The gap between the accomplished students and those like me who aren’t getting is seems to be getting ever greater. As a teacher, how does one bridge that? Interestingly, one of the slowest student said today that he was said class was ending. I was surprised, since he always seemed disinterested and never participated, and asked why. “I was just beginning to get it.”

Ray said that his curriculum is strongly grammar-based because Turkish is so different from English, with its challenging word order, infixes, alphabet, etc. He also focuses in a specific sequence on key verbs — I want, I have, I like (istiyorum). Had we been students preparing for a trip to Turkey, however, his curriculum would have been different to some extent.

Topics

He said he would never do this much in an ordinary class, but since it was our last he wanted to show us a lot of different things:

  • Daily dictation of date (see above)
  • Review of vegetables (choral work with an overhead projector image of veggies; a round-game/race starting from either end of our semicircle: each person says the kind of veggie they like and that the people before them like, and whoever gets to the end first wins; a ball- and beanbag-toss from one person to the next, each said what veggie they like, etc. (I can see how this could get out of hand with kids, cuz it even got out of hand with us)
  • Some word order and morphology stuff, with new words tossed in
  • In pairs, people put up posters of Turkey that he hands out. As a group people mill from one to the next, identify its location out loud. At the front of the room he points it out on the map. Turkey is beautiful. I need to take US posters wherever I go on my internship
  • Using handouts of a map of Turkey and cardinal directions, we looked at postcards from Turkey (if I do that, I should make sure they’re blank, cuz I got carried away reading the letters on the back). One person named a place on the map and the other would find it and say whether it was N, S, E or W Turkey.
  • He taught us a song, first in chunks and then we sang the whole thing. I tried at first to do it just by listening, but it was hopeless. I needed to use the handout with the lyrics.
  • He passed around Turkish Delight.
  • Finally, he put on music, called three people to the front of the room to teach them a hop-kick dance, and suddenly called everyone up to their feet, made us hold hands, and danced us around the room, out the door onto the balcony and back in the other door, and then we disbursed.

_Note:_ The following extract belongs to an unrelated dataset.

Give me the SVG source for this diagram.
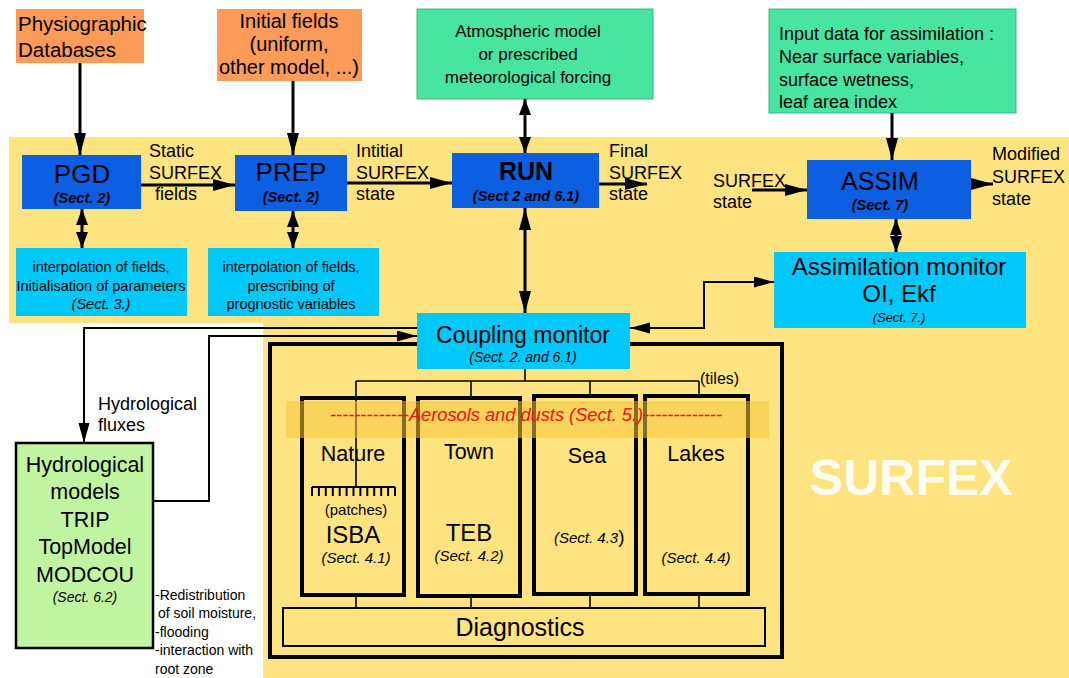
<svg xmlns="http://www.w3.org/2000/svg" width="1069" height="678" viewBox="0 0 1069 678">
<defs>
<style>
text{font-family:"Liberation Sans",Arial,sans-serif;fill:#000}
.c{text-anchor:middle}
.ln{fill:none;stroke:#000;stroke-width:3}
.th{fill:none;stroke:#000;stroke-width:2}
.tn{fill:none;stroke:#000;stroke-width:1.6}
.tile{fill:none;stroke:#000;stroke-width:4}
.org{fill:#FB9B57}
.grn{fill:#48E4A2;stroke:#3BB585;stroke-width:1}
.dbl{fill:#0B5FE0}
.lbl{fill:#00C8F8}
.it{font-style:italic}
.bi{font-style:italic;font-weight:bold}
</style>
<marker id="a" markerUnits="userSpaceOnUse" markerWidth="24" markerHeight="12" refX="22" refY="6" orient="auto-start-reverse">
<path d="M0,0 L22,6 L0,12 z" fill="#000"/>
</marker>
<marker id="m" markerUnits="userSpaceOnUse" markerWidth="18" markerHeight="12" refX="16" refY="6" orient="auto-start-reverse">
<path d="M0,0 L16,6 L0,12 z" fill="#000"/>
</marker>
<marker id="s" markerUnits="userSpaceOnUse" markerWidth="22" markerHeight="12" refX="20" refY="5.5" orient="auto-start-reverse">
<path d="M0,0 L20,5.5 L0,11 z" fill="#000"/>
</marker>
</defs>
<rect width="1069" height="678" fill="#fff"/>
<path d="M9,137 H1069 V678 H263 V323 H9 Z" fill="#FEE480"/>
<text x="911" y="495" class="c" style="font-size:50px;font-weight:bold;fill:#FFFDF2">SURFEX</text>

<g id="physio"><rect class="org" x="16" y="9" width="128" height="54"/>
<text x="18" y="31" style="font-size:20.5px">Physiographic</text><text x="18" y="57" style="font-size:20.5px">Databases</text></g>
<g id="initial"><rect class="org" x="217" y="9" width="145" height="72"/>
<text class="c" x="289" y="28" style="font-size:20px">Initial fields</text><text class="c" x="289" y="51" style="font-size:20px">(uniform,</text><text class="c" x="289" y="74" style="font-size:20px">other model, ...)</text></g>
<g id="atmos"><rect class="grn" x="417" y="9" width="236" height="90"/>
<text class="c" x="528" y="37" style="font-size:17px">Atmospheric model</text><text class="c" x="528" y="60" style="font-size:17px">or prescribed</text><text class="c" x="528" y="83" style="font-size:17px">meteorological forcing</text></g>
<g id="input"><rect class="grn" x="769" y="9" width="247" height="104"/>
<text x="779" y="40" style="font-size:18px">Input data for assimilation :</text><text x="779" y="63" style="font-size:18px">Near surface variables,</text><text x="779" y="86" style="font-size:18px">surface wetness,</text><text x="779" y="108" style="font-size:18px">leaf area index</text></g>

<g id="pgd"><rect class="dbl" x="22" y="155" width="119" height="54"/>
<text class="c" x="82" y="183" style="font-size:26px">PGD</text><text class="c bi" x="82" y="203" style="font-size:14.5px">(Sect. 2)</text></g>
<g id="prep"><rect class="dbl" x="235" y="155" width="112" height="56"/>
<text class="c" x="291" y="181" style="font-size:26px">PREP</text><text class="c bi" x="291" y="202" style="font-size:14.5px">(Sect. 2)</text></g>
<g id="run"><rect class="dbl" x="452" y="153" width="147" height="55"/>
<text class="c" x="526" y="180" style="font-size:25px;font-weight:bold">RUN</text><text class="c bi" x="526" y="201" style="font-size:14.5px">(Sect 2 and 6.1)</text></g>
<g id="assim"><rect class="dbl" x="807" y="160" width="164" height="59"/>
<text class="c" x="880" y="190" style="font-size:25px">ASSIM</text><text class="c bi" x="880" y="210" style="font-size:14.5px">(Sect. 7)</text></g>

<g id="interp1"><rect class="lbl" x="16" y="248" width="171" height="68"/>
<text class="c" x="101" y="272" style="font-size:14.5px">interpolation of fields,</text><text class="c" x="101" y="291" style="font-size:14.5px">Initialisation of parameters</text><text class="c it" x="101" y="309" style="font-size:14.5px">(Sect. 3.)</text></g>
<g id="interp2"><rect class="lbl" x="208" y="248" width="171" height="68"/>
<text class="c" x="291" y="272" style="font-size:14.5px">interpolation of fields,</text><text class="c" x="291" y="291" style="font-size:14.5px">prescribing of</text><text class="c" x="291" y="309" style="font-size:14.5px">prognostic variables</text></g>
<g id="assimmon"><rect class="lbl" x="774" y="252" width="252" height="76"/>
<text class="c" x="899" y="275" style="font-size:24px">Assimilation monitor</text><text class="c" x="899" y="302" style="font-size:24px">OI, Ekf</text><text class="c it" x="899" y="322" style="font-size:13px">(Sect. 7.)</text></g>

<g id="surfexbox"><rect x="270" y="344" width="512" height="313" fill="none" stroke="#000" stroke-width="4"/></g>
<g id="coupling"><rect class="lbl" x="417" y="313" width="213" height="56"/>
<text class="c" x="523" y="343" style="font-size:23px">Coupling monitor</text><text class="c it" x="523" y="362" style="font-size:14px">(Sect. 2. and 6.1)</text></g>

<g id="hydro"><rect x="16" y="443" width="137" height="205" fill="#C1F4A1" stroke="#000" stroke-width="2.5"/>
<text class="c" x="85" y="472" style="font-size:21.5px">Hydrological</text><text class="c" x="85" y="499" style="font-size:21.5px">models</text><text class="c" x="85" y="527" style="font-size:21.5px">TRIP</text><text class="c" x="85" y="554" style="font-size:21.5px">TopModel</text><text class="c" x="85" y="582" style="font-size:21.5px">MODCOU</text><text class="c it" x="85" y="602" style="font-size:14px">(Sect. 6.2)</text></g>

<g id="nature"><rect class="tile" x="302" y="398" width="102" height="197"/>
<text class="c" x="353" y="461" style="font-size:21.5px">Nature</text>
<path class="th" d="M312,487 H395 M312,487 V496 M318.9,487 V496 M325.8,487 V496 M332.8,487 V496 M339.7,487 V496 M346.6,487 V496 M353.5,487 V496 M360.4,487 V496 M367.3,487 V496 M374.2,487 V496 M381.2,487 V496 M388.1,487 V496 M395,487 V496"/>
<text class="c" x="356" y="515" style="font-size:15px">(patches)</text>
<text class="c" x="353" y="543" style="font-size:24px">ISBA</text><text class="c it" x="356" y="563" style="font-size:15px">(Sect. 4.1)</text></g>
<g id="town"><rect class="tile" x="418" y="398" width="102" height="198"/>
<text class="c" x="469" y="459" style="font-size:21.5px">Town</text>
<text class="c" x="469" y="541" style="font-size:24px">TEB</text><text class="c it" x="469" y="561" style="font-size:15px">(Sect. 4.2)</text></g>
<g id="sea"><rect class="tile" x="534" y="396" width="102" height="198"/>
<text class="c" x="587" y="463" style="font-size:21.5px">Sea</text>
<text x="554" y="543" style="font-size:15px"><tspan class="it">(Sect. 4.3</tspan><tspan style="font-size:19px">)</tspan></text></g>
<g id="lakes"><rect class="tile" x="645" y="396" width="103" height="198"/>
<text class="c" x="696" y="461" style="font-size:21.5px">Lakes</text>
<text class="c it" x="696" y="563" style="font-size:15px">(Sect. 4.4)</text></g>
<g id="diag"><rect x="283" y="608" width="482" height="38" fill="none" stroke="#000" stroke-width="2"/>
<text class="c" x="520" y="636" style="font-size:25px">Diagnostics</text></g>

<g id="connectors">
<path class="ln" d="M80,63 V155" marker-end="url(#a)"/>
<path class="ln" d="M293,81 V155" marker-end="url(#a)"/>
<path class="ln" d="M141,185 H235" marker-end="url(#a)"/>
<path class="ln" d="M347,183 H452" marker-end="url(#a)"/>
<path class="ln" d="M599,184 H647" marker-end="url(#a)"/>
<path class="ln" d="M525,99 V153" marker-start="url(#m)" marker-end="url(#m)"/>
<path class="ln" d="M892,113 V160" marker-end="url(#a)"/>
<path class="ln" d="M752,190 H807" marker-end="url(#a)"/>
<path class="ln" d="M971,184 H993" marker-end="url(#a)"/>
<path class="ln" d="M82,209 V248" marker-start="url(#m)" marker-end="url(#m)"/>
<path class="ln" d="M293,211 V248" marker-start="url(#m)" marker-end="url(#m)"/>
<path class="ln" d="M525,208 V313" marker-start="url(#a)" marker-end="url(#a)"/>
<path class="ln" d="M896,219 V252" marker-start="url(#m)" marker-end="url(#m)"/>
<path class="th" d="M630,328 H704 V282 H774" marker-start="url(#s)" marker-end="url(#s)"/>
<path class="th" d="M417,328 H84 V443" marker-end="url(#s)"/>
<path class="th" d="M153,501 H209 V336 H417" marker-end="url(#s)"/>
<path class="tn" d="M525,369 V381 M356,381 H699 M356,381 V487 M471,381 V398 M590,381 V396 M699,381 V396 M356,595 V608 M471,596 V608 M590,594 V608 M699,594 V608"/>
</g>
<g id="labels">
<text x="149" y="157" style="font-size:18px">Static</text><text x="149" y="179" style="font-size:18px">SURFEX</text><text x="155" y="200" style="font-size:18px">fields</text>
<text x="356" y="157" style="font-size:18px">Intitial</text><text x="356" y="179" style="font-size:18px">SURFEX</text><text x="356" y="200" style="font-size:18px">state</text>
<text x="609" y="157" style="font-size:18px">Final</text><text x="609" y="179" style="font-size:18px">SURFEX</text><text x="609" y="200" style="font-size:18px">state</text>
<text x="713" y="187" style="font-size:18px">SURFEX</text><text x="713" y="208" style="font-size:18px">state</text>
<text x="992" y="160" style="font-size:18px">Modified</text><text x="992" y="183" style="font-size:18px">SURFEX</text><text x="992" y="205" style="font-size:18px">state</text>
<text x="700" y="384" style="font-size:16px">(tiles)</text>
<text x="98" y="410" style="font-size:18px">Hydrological</text><text x="98" y="431" style="font-size:18px">fluxes</text>
<text x="155" y="600" style="font-size:14px">-Redistribution</text><text x="158" y="618" style="font-size:14px">of soil moisture,</text><text x="155" y="637" style="font-size:14px">-flooding</text><text x="155" y="655" style="font-size:14px">-interaction with</text><text x="155" y="674" style="font-size:14px">root zone</text>
</g>
<g id="aerosols">
<rect x="286" y="401" width="483" height="37" fill="#F5C63A" fill-opacity="0.55"/>
<text class="c it" x="526" y="421" style="font-size:17.5px;fill:#F0101A" textLength="392" lengthAdjust="spacingAndGlyphs">-------------Aerosols and dusts (Sect. 5.)-------------</text>
</g>
</svg>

Suddenly the group got sentimental, realizing that the class was over. He’s a sweet man, whose only obvious flaw in this context was his frustration showing through. It really raised my affective filter.  Today I spoke softly and volunteered only once, to be told, “hayir” [wrong]. So I really didn’t feel like trying. I do wish I’d had time to practice. Any teacher would get frustrated when students don’t pick up what seems easy, or what they should if they practiced.

Someone wanted to take a group photo. I thought it was a good idea and grabbed my camera, which ended up being the one we used. I figured out how to turn on the self-timer, and squished into the picture just in time.

turkish

After class as people left, I went up to him to thank him.  His wife’s mother died on what was to be our first day of class last week, so he had to cancel. —“I know it must be hard for you to be here, with what’s going on in your personal life.” He thought a moment and said, —“Well, not really. It’s hard before I get here. But once I’m here it’s okay. It’s like a performance. Teaching is like acting.”

Note on the French intensive class

Their teacher had them combine scenarios from previous sessions and create new dialogues and conversations. I don’t think we could have done that in Turkish — except for the few I mentioned who were really getting some of the basic tools in hand. I didn’t have enough building blocks to be able to produce original language.